We utilized Twitter's Stream API function to collect our dataset. First, we collected Covid19 related Twitter data using https://github.com/computermacgyver/twitter-python Github repo. The keywords we used to feed Twitter's Stream API can be found here: covid19_keywords.txt
. Next, we performed a GREP function on our dataset using the keywords found here: vaccine_keywords.txt
. Then we used this filtered dataset to perform our analysis.
For reproducibility, we suggest using Hydator found here: https://github.com/DocNow/hydrator. We provided the Twitter Tweet Ids and Twitter User Ids from our filtered dataset to feed into Hydrator here: /data/twitter_id_str.txt
. Note Twitter actively removes and/or suspends users/tweets from its platform, and this may or may not cause omissions from your dataset.

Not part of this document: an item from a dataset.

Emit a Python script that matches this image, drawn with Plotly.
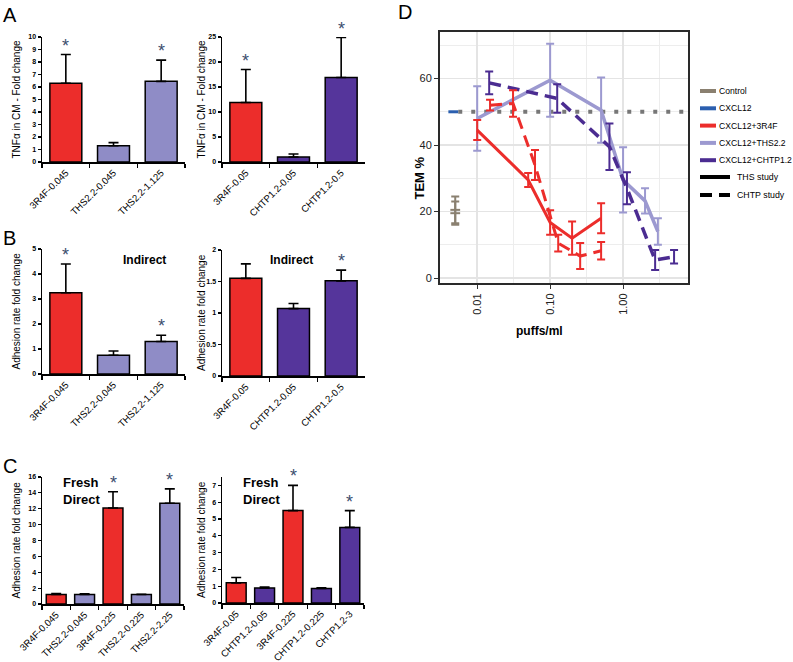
import plotly.graph_objects as go

W, H = 793, 662
FONT = "Arial, 'Liberation Sans', sans-serif"
RED = "#EC2D2B"
LIGHT = "#8F8CC6"
DARK = "#55359B"
CTRL = "#8A8070"
BLUE = "#2B5FAF"
LIGHT_LINE = "#9C99D0"
DARK_LINE = "#4B2C91"
STAR = "#3D4E6E"

# ---------------- data: bar panels ----------------
A1_CATS = ["3R4F-0.045", "THS2.2-0.045", "THS2.2-1.125"]
A1_VALS = [6.3, 1.3, 6.45]
A1_ERR = [2.3, 0.25, 1.7]
A1_SIG = [True, False, True]
A1_TICKS = [0, 1, 2, 3, 4, 5, 6, 7, 8, 9, 10]

A2_CATS = ["3R4F-0.05", "CHTP1.2-0.05", "CHTP1.2-0.5"]
A2_VALS = [11.9, 1.0, 16.9]
A2_ERR = [6.6, 0.6, 8.0]
A2_SIG = [True, False, True]
A2_TICKS = [0, 5, 10, 15, 20, 25]

B1_CATS = ["3R4F-0.045", "THS2.2-0.045", "THS2.2-1.125"]
B1_VALS = [3.25, 0.75, 1.3]
B1_ERR = [1.15, 0.17, 0.25]
B1_SIG = [True, False, True]
B1_TICKS = [0, 1, 2, 3, 4, 5]

B2_CATS = ["3R4F-0.05", "CHTP1.2-0.05", "CHTP1.2-0.5"]
B2_VALS = [1.55, 1.07, 1.51]
B2_ERR = [0.23, 0.08, 0.17]
B2_SIG = [False, False, True]
B2_TICKS = [0, 0.5, 1, 1.5, 2]

C1_CATS = ["3R4F-0.045", "THS2.2-0.045", "3R4F-0.225", "THS2.2-0.225", "THS2.2-2.25"]
C1_VALS = [1.2, 1.2, 12.1, 1.2, 12.7]
C1_ERR = [0.12, 0.1, 2.05, 0.02, 1.8]
C1_SIG = [False, False, True, False, True]
C1_TICKS = [0, 2, 4, 6, 8, 10, 12, 14, 16]

C2_CATS = ["3R4F-0.05", "CHTP1.2-0.05", "3R4F-0.225", "CHTP1.2-0.225", "CHTP1.2-3"]
C2_VALS = [1.2, 0.9, 5.5, 0.86, 4.5]
C2_ERR = [0.32, 0.05, 1.5, 0.05, 1.0]
C2_SIG = [False, False, True, False, True]
C2_TICKS = [0, 1, 2, 3, 4, 5, 6, 7]

# ---------------- data: panel D (TEM %) ----------------
CTRL_X = [0.005, 0.005]
CTRL_Y = [20.5, 19.5]
CTRL_ERR = [4.0, 3.5]

CXCL12_X = [0.0047]
CXCL12_Y = [50]
REF_X = [0.0055, 10]
REF_Y = [50, 50]

THS_R_X = [0.01, 0.05, 0.1, 0.2, 0.5]
THS_R_Y = [44.5, 29.5, 16.7, 12.0, 18.0]
THS_R_ERR = [3.0, 2.1, 3.7, 5.0, 4.5]

CHTP_R_X = [0.015, 0.031, 0.062, 0.129, 0.258, 0.5]
CHTP_R_Y = [52.0, 52.5, 34.0, 10.5, 6.6, 8.2]
CHTP_R_ERR = [1.6, 4.0, 4.5, 2.5, 3.9, 2.6]

THS_X = [0.01, 0.1, 0.5, 1.0, 2.0, 3.0]
THS_Y = [48.0, 59.5, 50.5, 29.5, 23.2, 14.0]
THS_ERR = [9.7, 11.0, 9.8, 9.8, 3.8, 4.0]

CHTP_X = [0.0146, 0.125, 0.65, 1.13, 2.75, 5.0]
CHTP_Y = [58.7, 54.0, 39.5, 27.0, 5.4, 6.4]
CHTP_ERR = [3.4, 4.3, 7.0, 4.8, 3.0, 2.0]

LEGEND_LABELS = ["Control", "CXCL12", "CXCL12+3R4F", "CXCL12+THS2.2", "CXCL12+CHTP1.2"]
STUDY_LABELS = ["THS study", "CHTP study"]


def px_x(p):
    return p / W


def px_y(p):
    return 1 - p / H


def bar_color(cat):
    if cat.startswith("3R4F"):
        return RED
    if cat.startswith("THS"):
        return LIGHT
    return DARK


panels = [
    dict(cats=A1_CATS, vals=A1_VALS, errs=A1_ERR, sig=A1_SIG, ticks=A1_TICKS, ymax=10,
         box=(42, 185, 37, 162), title="TNFα in CM - Fold change", tx=16),
    dict(cats=A2_CATS, vals=A2_VALS, errs=A2_ERR, sig=A2_SIG, ticks=A2_TICKS, ymax=25,
         box=(222, 365, 37, 162), title="TNFα in CM - Fold change", tx=201),
    dict(cats=B1_CATS, vals=B1_VALS, errs=B1_ERR, sig=B1_SIG, ticks=B1_TICKS, ymax=5,
         box=(42, 185, 249, 374), title="Adhesion rate fold change", tx=16),
    dict(cats=B2_CATS, vals=B2_VALS, errs=B2_ERR, sig=B2_SIG, ticks=B2_TICKS, ymax=2,
         box=(222, 365, 250, 376), title="Adhesion rate fold change", tx=201),
    dict(cats=C1_CATS, vals=C1_VALS, errs=C1_ERR, sig=C1_SIG, ticks=C1_TICKS, ymax=16,
         box=(42, 184, 477, 604), title="Adhesion rate fold change", tx=16),
    dict(cats=C2_CATS, vals=C2_VALS, errs=C2_ERR, sig=C2_SIG, ticks=C2_TICKS, ymax=7.5,
         box=(222, 364, 477, 603), title="Adhesion rate fold change", tx=201),
]

fig = go.Figure()
layout = dict(
    template="none",
    width=W, height=H, margin=dict(l=0, r=0, t=0, b=0, pad=0, autoexpand=False),
    paper_bgcolor="white", plot_bgcolor="white", showlegend=False,
    font=dict(family=FONT, color="black"),
)
annotations = []
shapes = []

for i, p in enumerate(panels, start=1):
    sfx = "" if i == 1 else str(i)
    xa, ya = f"x{sfx}", f"y{sfx}"
    n = len(p["cats"])
    x0, x1, yt, yb = p["box"]
    bw = 0.67 if n == 3 else 0.7
    fig.add_trace(go.Bar(
        x=p["cats"], y=p["vals"], xaxis=xa, yaxis=ya, width=bw,
        marker=dict(color=[bar_color(c) for c in p["cats"]], line=dict(color="black", width=1.5)),
        error_y=dict(type="data", array=p["errs"], arrayminus=[0] * n, symmetric=False,
                     color="black", thickness=1.6, width=5),
    ))
    ppu = (yb - yt) / p["ymax"]
    # significance asterisks, placed a few pixels above each error bar
    for c, v, e, s in zip(p["cats"], p["vals"], p["errs"], p["sig"]):
        if s:
            annotations.append(dict(
                x=c, y=(v + e + 9 / ppu) / p["ymax"], xref=xa, yref=f"{ya} domain",
                text="*", showarrow=False, xanchor="center", yanchor="middle",
                font=dict(size=18, color=STAR, family=FONT),
            ))
    layout[f"xaxis{sfx}"] = dict(
        domain=[px_x(x0), px_x(x1)], anchor=ya, type="category", range=[-0.5, n - 0.5],
        showline=True, linecolor="black", linewidth=1.5, ticks="outside", ticklen=4,
        tickwidth=1.2, tickcolor="black", tickson="boundaries", tickangle=-45, showgrid=False,
        zeroline=False, automargin=False,
        tickfont=dict(size=9.6, family=FONT), fixedrange=True,
    )
    layout[f"yaxis{sfx}"] = dict(
        domain=[px_y(yb), px_y(yt)], anchor=xa, range=[0, p["ymax"]], tickvals=p["ticks"],
        showline=True, linecolor="black", linewidth=1.5, ticks="outside", ticklen=3,
        tickwidth=1.2, tickcolor="black", showgrid=False, zeroline=False, automargin=False,
        tickfont=dict(size=7, family=FONT, weight="bold"), fixedrange=True,
    )
    annotations.append(dict(
        x=px_x(p["tx"]), y=px_y((yt + yb) / 2), xref="paper", yref="paper", text=p["title"],
        textangle=-90, showarrow=False, font=dict(size=10, family=FONT),
        xanchor="center", yanchor="middle",
    ))

# ---------------- panel D ----------------
DX, DY = "x7", "y7"


def err(arr, color):
    return dict(type="data", array=arr, color=color, thickness=2, width=4)


fig.add_trace(go.Scatter(x=REF_X, y=REF_Y, xaxis=DX, yaxis=DY, mode="lines",
                         line=dict(color="#777777", width=4, dash="4px,9px")))
fig.add_trace(go.Scatter(x=CTRL_X, y=CTRL_Y, xaxis=DX, yaxis=DY, mode="markers",
                         marker=dict(symbol="line-ew", size=7, line=dict(color=CTRL, width=2)),
                         error_y=err(CTRL_ERR, CTRL)))
fig.add_trace(go.Scatter(x=CXCL12_X, y=CXCL12_Y, xaxis=DX, yaxis=DY, mode="markers",
                         marker=dict(symbol="line-ew", size=7, line=dict(color=BLUE, width=3))))
fig.add_trace(go.Scatter(x=THS_X, y=THS_Y, xaxis=DX, yaxis=DY, mode="lines",
                         line=dict(color=LIGHT_LINE, width=3.5), error_y=err(THS_ERR, LIGHT_LINE)))
fig.add_trace(go.Scatter(x=CHTP_X, y=CHTP_Y, xaxis=DX, yaxis=DY, mode="lines",
                         line=dict(color=DARK_LINE, width=3.5, dash="12px,7px"),
                         error_y=err(CHTP_ERR, DARK_LINE)))
fig.add_trace(go.Scatter(x=THS_R_X, y=THS_R_Y, xaxis=DX, yaxis=DY, mode="lines",
                         line=dict(color=RED, width=3), error_y=err(THS_R_ERR, RED)))
fig.add_trace(go.Scatter(x=CHTP_R_X, y=CHTP_R_Y, xaxis=DX, yaxis=DY, mode="lines",
                         line=dict(color=RED, width=3, dash="12px,7px"),
                         error_y=err(CHTP_R_ERR, RED)))

GRID = "#E4E4E4"
layout["xaxis7"] = dict(
    domain=[px_x(440), px_x(688)], anchor=DY, type="log", range=[-2.51, 0.89],
    tickvals=[0.01, 0.1, 1], ticktext=["0.01", "0.10", "1.00"], tickangle=-90,
    ticks="outside", ticklen=4, tickcolor="#333", showgrid=True, gridcolor=GRID, gridwidth=1.6,
    minor=dict(tickvals=[0.00316, 0.0316, 0.316, 3.16], showgrid=True, gridcolor="#EDEDED",
               gridwidth=1, ticks=""),
    showline=True, mirror=True, linecolor="#2A2A2A", linewidth=2, zeroline=False,
    automargin=False, tickfont=dict(size=11, family=FONT, color="#222"), fixedrange=True,
)
layout["yaxis7"] = dict(
    domain=[px_y(283), px_y(32)], anchor=DX, range=[-1.5, 74], tickvals=[0, 20, 40, 60],
    ticks="outside", ticklen=4, tickcolor="#333", showgrid=True, gridcolor=GRID, gridwidth=1.6,
    minor=dict(tickvals=[10, 30, 50, 70], showgrid=True, gridcolor="#EDEDED", gridwidth=1,
               ticks=""),
    showline=True, mirror=True, linecolor="#2A2A2A", linewidth=2, zeroline=False,
    automargin=False, tickfont=dict(size=11, family=FONT, color="#222"), fixedrange=True,
)

annotations.append(dict(x=px_x(419), y=px_y(155), xref="paper", yref="paper", text="<b>TEM %</b>",
                        textangle=-90, showarrow=False, font=dict(size=13, family=FONT)))
annotations.append(dict(x=px_x(565), y=px_y(331), xref="paper", yref="paper", text="<b>puffs/ml</b>",
                        showarrow=False, font=dict(size=12, family=FONT)))

# panel letters
for letter, lx, ly in [("A", 1, 15), ("B", 1, 238), ("C", 1, 466), ("D", 396, 12)]:
    annotations.append(dict(x=px_x(lx), y=px_y(ly), xref="paper", yref="paper", text=letter,
                            showarrow=False, xanchor="left", yanchor="middle",
                            font=dict(size=20, family=FONT)))

# in-panel notes
for tx, ty in [(121, 260), (291, 260)]:
    annotations.append(dict(x=px_x(tx), y=px_y(ty), xref="paper", yref="paper", text="<b>Indirect</b>",
                            showarrow=False, font=dict(size=12, family=FONT)))
for tx in [61, 241]:
    annotations.append(dict(x=px_x(tx), y=px_y(491), xref="paper", yref="paper",
                            text="<b>Fresh<br>Direct</b>", showarrow=False, align="left",
                            xanchor="left", yanchor="middle", font=dict(size=13, family=FONT)))

# legend for panel D
leg_colors = [CTRL, BLUE, RED, LIGHT_LINE, DARK_LINE]
for k, (lab, col) in enumerate(zip(LEGEND_LABELS, leg_colors)):
    yy = 91 + 17.3 * k
    shapes.append(dict(type="line", xref="paper", yref="paper", x0=px_x(700), x1=px_x(716),
                       y0=px_y(yy), y1=px_y(yy), line=dict(color=col, width=4)))
    annotations.append(dict(x=px_x(717), y=px_y(yy), xref="paper", yref="paper", text=lab,
                            showarrow=False, xanchor="left", yanchor="middle",
                            font=dict(size=8.6, family=FONT)))
for k, lab in enumerate(STUDY_LABELS):
    yy = 177 + 18 * k
    shapes.append(dict(type="line", xref="paper", yref="paper", x0=px_x(700), x1=px_x(730),
                       y0=px_y(yy), y1=px_y(yy),
                       line=dict(color="black", width=4, dash="solid" if k == 0 else "12px,7px")))
    annotations.append(dict(x=px_x(735), y=px_y(yy), xref="paper", yref="paper", text=lab,
                            showarrow=False, xanchor="left", yanchor="middle",
                            font=dict(size=8.8, family=FONT)))

layout["annotations"] = annotations
layout["shapes"] = shapes
fig.update_layout(**layout)
fig.write_html(
    "out.html",
    config={"displayModeBar": False, "staticPlot": True},
    post_script="document.body.style.margin='0';document.body.style.overflow='hidden';",
)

This repo contains four subfolders:
Data
The Data
folder contains a list of Twitter User IDs and Twitter ID strings.
Scripts
The Scripts
folder contains scripts we used to data munge. These scripts require the data to be in a specific format, which is not provided in the Data
folder. The Scripts
folder does not contains the necessary collection and processing scripts that enable the analysis scripts. In order to replicate findings, please navigate outside of this repo and move into the Covid repo, which will provide the collection and processing steps.
Analysis
The Analysis
folder contains the scripts we used to create our analysis.
Results
The Results
folder contains our findings in this study.